Spesso le etichette discografiche sono quindi costrette a mettere un limite di 1 o 2 copie per acquirente, così da limitare le sperequazioni da asta online. Ma il pre-order diventa quasi un incubo per gli acquirenti seriali, capaci di comprare senza problemi 200/300 vinili all’anno, con pacchi provenienti da ogni parte del mondo e che arrivano anche molti mesi dopo averli acquistati.

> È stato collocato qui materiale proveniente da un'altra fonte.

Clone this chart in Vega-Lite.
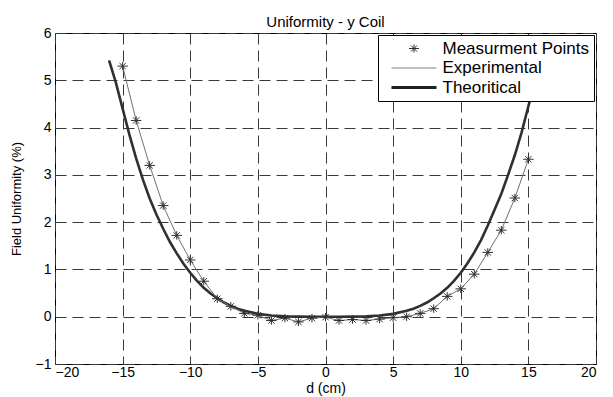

Ma con tutte queste edizioni e formati, acquisti e rivendite, non si rischia di perdere di vista l’elemento centrale che langue fra i microsolchi, ovvero la musica? La risposta è decisamente negativa, chi compra vinile è un ascoltatore quasi sempre attentissimo e informatissimo, che non si limita all’uso del giradischi ma è abbonato a una piattaforma di streaming digitale, va ai concerti, interagisce tramite le community online e, quando può, si concede lunghi weekend per seguire i più interessanti festival internazionali.
Perché il vinile non è semplicemente un oggetto inerte e bello da guardare, ma un vero baluardo contro la cultura disarmante delle playlist digitali, un’esaltazione della convergenza artistica fra suono, immagine e parole, destinato a resistere a dispetto dell’effimero ascolto su Spotify. O almeno, si spera, fino a quando un erede – ovviamente amante della trap – non deciderà di portare la collezione del de cuius al mercatino delle pulci sotto casa.